I want to do this very thing if/when I have an electric car. I specifically want that old school cartoon jalopy sound. Put put put put BANG BANG put put put put
If I had an electric car, I’d turn my sound into Jeremy Clarkson yelling “POWER, MORE POWER!!!” over and over again so people would know I’m coming.
Horn goes arOOga.
This reminded me of how I read the Grapes of a Wrath in its entirety before learning that it’s ja-LOP-ee, not JA-la-pee. Also, “oncet” is not On-set, it’s wunst.
Wunst!? I know the joke with reading something before hearing it is you won’t always be right but wunst??? vaguely gestures at everything😩😂😩
It’s a regional way of saying “once.” As in, “oncet I finish this, I’ll start on that.” The spelling is a crime though.

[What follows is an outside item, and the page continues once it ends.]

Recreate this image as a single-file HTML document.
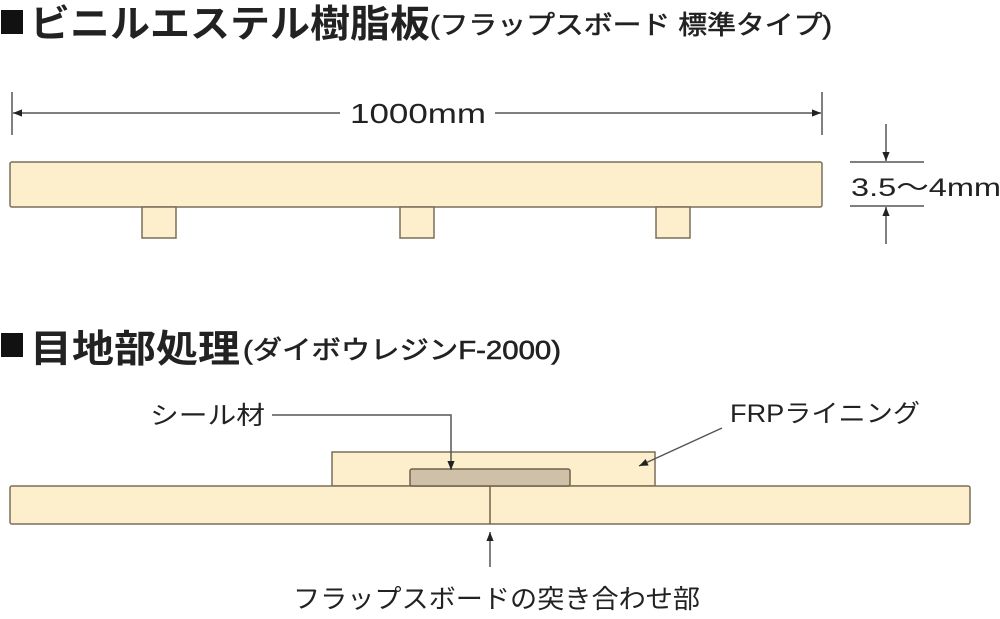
<!DOCTYPE html>
<html><head><meta charset="utf-8"><style>
html,body{margin:0;padding:0;background:#fff;}
svg{display:block;}
text{font-family:"Liberation Sans","Noto Sans CJK JP",sans-serif;fill:#222;}
</style></head><body>
<svg width="1000" height="619" viewBox="0 0 1000 619" xmlns="http://www.w3.org/2000/svg">
<defs>
<marker id="a" viewBox="0 0 10 10" refX="10" refY="5" markerWidth="9" markerHeight="9" orient="auto-start-reverse" markerUnits="userSpaceOnUse"><path d="M0,1 L10,5 L0,9 z" fill="#222"/></marker>
</defs>
<!-- Title 1 -->
<rect x="1" y="10" width="22" height="24" fill="#111"/>
<text x="30" y="37" font-size="38" font-weight="bold" textLength="400" lengthAdjust="spacingAndGlyphs">ビニルエステル樹脂板</text>
<text x="430" y="34" font-size="26" textLength="402" lengthAdjust="spacingAndGlyphs" stroke="#222" stroke-width="0.6">(フラップスボード 標準タイプ)</text>
<!-- dimension 1000mm -->
<g stroke="#555" stroke-width="1.5">
<line x1="12" y1="92" x2="12" y2="135"/>
<line x1="822" y1="92" x2="822" y2="135"/>
<line x1="13" y1="113" x2="340" y2="113" marker-start="url(#a)"/>
<line x1="495" y1="113" x2="821" y2="113" marker-end="url(#a)"/>
</g>
<text x="350" y="123" font-size="28" textLength="136" lengthAdjust="spacingAndGlyphs">1000mm</text>
<!-- board 1 -->
<g fill="#fdefcc" stroke="#7a6e5a" stroke-width="1.5">
<rect x="10" y="162" width="812" height="45" rx="2"/>
<rect x="142" y="207" width="34" height="31"/>
<rect x="400" y="207" width="34" height="31"/>
<rect x="656" y="207" width="34" height="31"/>
</g>
<!-- thickness dim -->
<g stroke="#555" stroke-width="1.5">
<line x1="850" y1="162" x2="924" y2="162"/>
<line x1="850" y1="206" x2="924" y2="206"/>
<line x1="886" y1="124" x2="886" y2="161" marker-end="url(#a)"/>
<line x1="886" y1="244" x2="886" y2="207" marker-end="url(#a)"/>
</g>
<text x="851" y="196" font-size="25" textLength="150" lengthAdjust="spacingAndGlyphs">3.5～4mm</text>
<!-- Title 2 -->
<rect x="1" y="333" width="22" height="24" fill="#111"/>
<text x="30" y="362" font-size="38" font-weight="bold" textLength="210" lengthAdjust="spacingAndGlyphs">目地部処理</text>
<text x="243" y="359" font-size="26" textLength="318" lengthAdjust="spacingAndGlyphs" stroke="#222" stroke-width="0.6">(ダイボウレジンF-2000)</text>
<!-- labels -->
<text x="150" y="424" font-size="25" textLength="115" lengthAdjust="spacingAndGlyphs">シール材</text>
<text x="730" y="422" font-size="25" textLength="190" lengthAdjust="spacingAndGlyphs">FRPライニング</text>
<!-- board 2 -->
<g fill="#fdefcc" stroke="#7a6e5a" stroke-width="1.5">
<rect x="332" y="452" width="323" height="34"/>
<rect x="10" y="486" width="960" height="38" rx="2"/>
</g>
<rect x="410" y="469" width="160" height="17" rx="2" fill="#cfc0a8" stroke="#6e624f" stroke-width="1.5"/>
<line x1="490" y1="486" x2="490" y2="524" stroke="#6e624f" stroke-width="1.5"/>
<!-- leaders -->
<g stroke="#555" stroke-width="1.5" fill="none">
<polyline points="272,415 451,415 451,470" marker-end="url(#a)"/>
<line x1="722" y1="428" x2="639" y2="466" marker-end="url(#a)"/>
<line x1="490" y1="567" x2="490" y2="532" marker-end="url(#a)"/>
</g>
<text x="293" y="608" font-size="26" textLength="407" lengthAdjust="spacingAndGlyphs">フラップスボードの突き合わせ部</text>
</svg>
</body></html>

that’s mostly what I was getting at lol. who came up with that spelling??
It’s for grammatical reasons. It’s the same “t” as whenst. From whenst you came ~= from oncet you came
It’d be better spelt as “once’t”
For me, once’t in an oakie vernacular would be a contraction of once and it:
I’d grab a beer once’t finished.
but of course that’s just me and I left the Central Valley a long time ago and am not a professional linguist, I’m just telling you about my perception of the vernacular from where I grew up.
You say that as if “whenst” is a word we would’ve encountered before.
It’s an archaic version of whence.
But then wouldn’t it be “onest”?
Whence/whenst, once/onest
But I would pronounce that o-nest, so six of one, half dozen of the other I suppose.
If I were to affect an oakie, I would produce “onest” to mean something like “singular” or “unique”, or possibly “solitary” or “lonely”. I would mean it as a superlative of the ordinal “one” and it would be pronounced slightly differently.
This is very funny for me. The phrase “floppy jalopy” to mean flimsy still gets a lot of play in the region, and so I’d heard the word many, many times before I read it. It wasn’t until I read the Grapes of Wrath that I found out it referred to a car.